** Start **

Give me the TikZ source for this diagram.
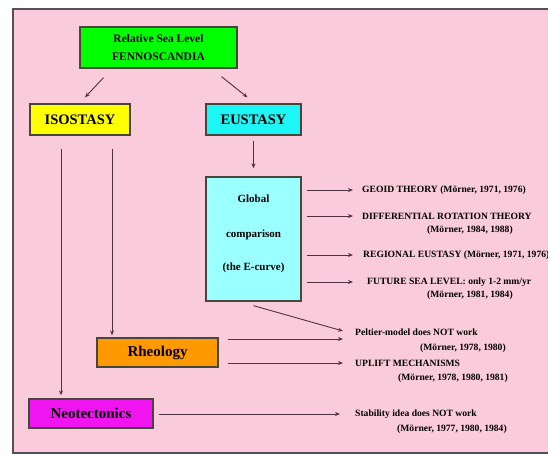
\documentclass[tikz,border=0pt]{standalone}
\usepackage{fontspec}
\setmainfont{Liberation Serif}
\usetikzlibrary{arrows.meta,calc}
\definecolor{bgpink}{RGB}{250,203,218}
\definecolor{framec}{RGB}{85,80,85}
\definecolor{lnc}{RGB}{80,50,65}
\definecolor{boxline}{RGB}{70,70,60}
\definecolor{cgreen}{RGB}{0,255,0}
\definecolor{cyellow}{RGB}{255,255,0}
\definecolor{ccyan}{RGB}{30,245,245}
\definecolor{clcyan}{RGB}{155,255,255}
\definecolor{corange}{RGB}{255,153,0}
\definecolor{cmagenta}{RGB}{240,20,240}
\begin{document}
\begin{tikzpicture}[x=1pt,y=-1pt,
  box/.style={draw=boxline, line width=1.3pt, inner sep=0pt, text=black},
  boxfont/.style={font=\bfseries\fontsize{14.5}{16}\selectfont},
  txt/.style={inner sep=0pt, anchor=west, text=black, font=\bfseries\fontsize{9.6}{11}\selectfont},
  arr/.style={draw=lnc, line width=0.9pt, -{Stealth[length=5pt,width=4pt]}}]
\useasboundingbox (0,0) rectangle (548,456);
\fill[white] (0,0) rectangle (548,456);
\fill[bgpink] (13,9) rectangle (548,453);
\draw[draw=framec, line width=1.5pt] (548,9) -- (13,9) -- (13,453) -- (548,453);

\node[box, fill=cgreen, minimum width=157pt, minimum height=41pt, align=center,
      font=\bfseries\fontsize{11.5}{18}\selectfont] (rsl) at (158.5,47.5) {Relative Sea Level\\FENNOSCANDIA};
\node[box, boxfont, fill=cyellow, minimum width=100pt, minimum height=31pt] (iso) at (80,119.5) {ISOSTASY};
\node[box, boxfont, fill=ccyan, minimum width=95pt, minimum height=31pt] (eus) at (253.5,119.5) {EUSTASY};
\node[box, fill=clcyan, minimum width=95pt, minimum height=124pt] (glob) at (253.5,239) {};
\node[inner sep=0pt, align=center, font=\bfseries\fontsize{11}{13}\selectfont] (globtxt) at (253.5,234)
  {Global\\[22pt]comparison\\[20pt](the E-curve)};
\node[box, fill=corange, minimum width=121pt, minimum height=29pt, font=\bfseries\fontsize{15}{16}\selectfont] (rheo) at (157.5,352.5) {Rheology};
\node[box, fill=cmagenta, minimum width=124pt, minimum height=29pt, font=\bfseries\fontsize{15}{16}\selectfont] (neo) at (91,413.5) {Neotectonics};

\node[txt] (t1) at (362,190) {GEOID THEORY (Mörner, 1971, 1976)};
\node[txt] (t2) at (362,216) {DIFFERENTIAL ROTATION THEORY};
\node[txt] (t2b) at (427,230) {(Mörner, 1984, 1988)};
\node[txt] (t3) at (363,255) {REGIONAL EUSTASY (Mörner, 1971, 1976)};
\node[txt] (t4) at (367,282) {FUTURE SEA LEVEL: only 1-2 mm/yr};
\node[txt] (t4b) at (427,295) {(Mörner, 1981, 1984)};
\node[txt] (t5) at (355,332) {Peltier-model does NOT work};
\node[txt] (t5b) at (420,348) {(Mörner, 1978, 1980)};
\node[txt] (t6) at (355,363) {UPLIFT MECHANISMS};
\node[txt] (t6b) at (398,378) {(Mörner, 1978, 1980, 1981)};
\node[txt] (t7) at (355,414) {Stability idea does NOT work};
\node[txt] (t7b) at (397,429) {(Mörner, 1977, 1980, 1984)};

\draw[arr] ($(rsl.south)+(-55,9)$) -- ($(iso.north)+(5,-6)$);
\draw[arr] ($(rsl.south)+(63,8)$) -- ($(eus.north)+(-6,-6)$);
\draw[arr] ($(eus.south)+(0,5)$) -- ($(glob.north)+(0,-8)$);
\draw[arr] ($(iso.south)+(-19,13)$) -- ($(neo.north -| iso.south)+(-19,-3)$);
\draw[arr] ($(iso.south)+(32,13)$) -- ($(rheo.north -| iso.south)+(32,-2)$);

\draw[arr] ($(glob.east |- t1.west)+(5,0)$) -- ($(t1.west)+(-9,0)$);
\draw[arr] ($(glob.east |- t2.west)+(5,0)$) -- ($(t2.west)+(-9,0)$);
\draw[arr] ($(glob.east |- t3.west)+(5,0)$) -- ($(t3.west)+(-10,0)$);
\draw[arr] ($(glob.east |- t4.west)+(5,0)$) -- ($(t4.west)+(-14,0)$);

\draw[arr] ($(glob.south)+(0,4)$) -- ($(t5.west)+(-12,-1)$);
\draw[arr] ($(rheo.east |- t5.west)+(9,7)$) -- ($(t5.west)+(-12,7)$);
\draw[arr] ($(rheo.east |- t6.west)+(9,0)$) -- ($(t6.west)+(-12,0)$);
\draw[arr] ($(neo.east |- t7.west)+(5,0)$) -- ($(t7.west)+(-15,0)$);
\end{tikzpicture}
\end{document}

** End **

_Problem to work on_:
Set the listing down in full and exactly. Pictures within it should not appear in the copy.

_Correct answer_:
Give me the TikZ source for this diagram.
\documentclass[tikz,border=0pt]{standalone}
\usepackage{fontspec}
\setmainfont{Liberation Serif}
\usetikzlibrary{arrows.meta,calc}
\definecolor{bgpink}{RGB}{250,203,218}
\definecolor{framec}{RGB}{85,80,85}
\definecolor{lnc}{RGB}{80,50,65}
\definecolor{boxline}{RGB}{70,70,60}
\definecolor{cgreen}{RGB}{0,255,0}
\definecolor{cyellow}{RGB}{255,255,0}
\definecolor{ccyan}{RGB}{30,245,245}
\definecolor{clcyan}{RGB}{155,255,255}
\definecolor{corange}{RGB}{255,153,0}
\definecolor{cmagenta}{RGB}{240,20,240}
\begin{document}
\begin{tikzpicture}[x=1pt,y=-1pt,
  box/.style={draw=boxline, line width=1.3pt, inner sep=0pt, text=black},
  boxfont/.style={font=\bfseries\fontsize{14.5}{16}\selectfont},
  txt/.style={inner sep=0pt, anchor=west, text=black, font=\bfseries\fontsize{9.6}{11}\selectfont},
  arr/.style={draw=lnc, line width=0.9pt, -{Stealth[length=5pt,width=4pt]}}]
\useasboundingbox (0,0) rectangle (548,456);
\fill[white] (0,0) rectangle (548,456);
\fill[bgpink] (13,9) rectangle (548,453);
\draw[draw=framec, line width=1.5pt] (548,9) -- (13,9) -- (13,453) -- (548,453);

\node[box, fill=cgreen, minimum width=157pt, minimum height=41pt, align=center,
      font=\bfseries\fontsize{11.5}{18}\selectfont] (rsl) at (158.5,47.5) {Relative Sea Level\\FENNOSCANDIA};
\node[box, boxfont, fill=cyellow, minimum width=100pt, minimum height=31pt] (iso) at (80,119.5) {ISOSTASY};
\node[box, boxfont, fill=ccyan, minimum width=95pt, minimum height=31pt] (eus) at (253.5,119.5) {EUSTASY};
\node[box, fill=clcyan, minimum width=95pt, minimum height=124pt] (glob) at (253.5,239) {};
\node[inner sep=0pt, align=center, font=\bfseries\fontsize{11}{13}\selectfont] (globtxt) at (253.5,234)
  {Global\\[22pt]comparison\\[20pt](the E-curve)};
\node[box, fill=corange, minimum width=121pt, minimum height=29pt, font=\bfseries\fontsize{15}{16}\selectfont] (rheo) at (157.5,352.5) {Rheology};
\node[box, fill=cmagenta, minimum width=124pt, minimum height=29pt, font=\bfseries\fontsize{15}{16}\selectfont] (neo) at (91,413.5) {Neotectonics};

\node[txt] (t1) at (362,190) {GEOID THEORY (Mörner, 1971, 1976)};
\node[txt] (t2) at (362,216) {DIFFERENTIAL ROTATION THEORY};
\node[txt] (t2b) at (427,230) {(Mörner, 1984, 1988)};
\node[txt] (t3) at (363,255) {REGIONAL EUSTASY (Mörner, 1971, 1976)};
\node[txt] (t4) at (367,282) {FUTURE SEA LEVEL: only 1-2 mm/yr};
\node[txt] (t4b) at (427,295) {(Mörner, 1981, 1984)};
\node[txt] (t5) at (355,332) {Peltier-model does NOT work};
\node[txt] (t5b) at (420,348) {(Mörner, 1978, 1980)};
\node[txt] (t6) at (355,363) {UPLIFT MECHANISMS};
\node[txt] (t6b) at (398,378) {(Mörner, 1978, 1980, 1981)};
\node[txt] (t7) at (355,414) {Stability idea does NOT work};
\node[txt] (t7b) at (397,429) {(Mörner, 1977, 1980, 1984)};

\draw[arr] ($(rsl.south)+(-55,9)$) -- ($(iso.north)+(5,-6)$);
\draw[arr] ($(rsl.south)+(63,8)$) -- ($(eus.north)+(-6,-6)$);
\draw[arr] ($(eus.south)+(0,5)$) -- ($(glob.north)+(0,-8)$);
\draw[arr] ($(iso.south)+(-19,13)$) -- ($(neo.north -| iso.south)+(-19,-3)$);
\draw[arr] ($(iso.south)+(32,13)$) -- ($(rheo.north -| iso.south)+(32,-2)$);

\draw[arr] ($(glob.east |- t1.west)+(5,0)$) -- ($(t1.west)+(-9,0)$);
\draw[arr] ($(glob.east |- t2.west)+(5,0)$) -- ($(t2.west)+(-9,0)$);
\draw[arr] ($(glob.east |- t3.west)+(5,0)$) -- ($(t3.west)+(-10,0)$);
\draw[arr] ($(glob.east |- t4.west)+(5,0)$) -- ($(t4.west)+(-14,0)$);

\draw[arr] ($(glob.south)+(0,4)$) -- ($(t5.west)+(-12,-1)$);
\draw[arr] ($(rheo.east |- t5.west)+(9,7)$) -- ($(t5.west)+(-12,7)$);
\draw[arr] ($(rheo.east |- t6.west)+(9,0)$) -- ($(t6.west)+(-12,0)$);
\draw[arr] ($(neo.east |- t7.west)+(5,0)$) -- ($(t7.west)+(-15,0)$);
\end{tikzpicture}
\end{document}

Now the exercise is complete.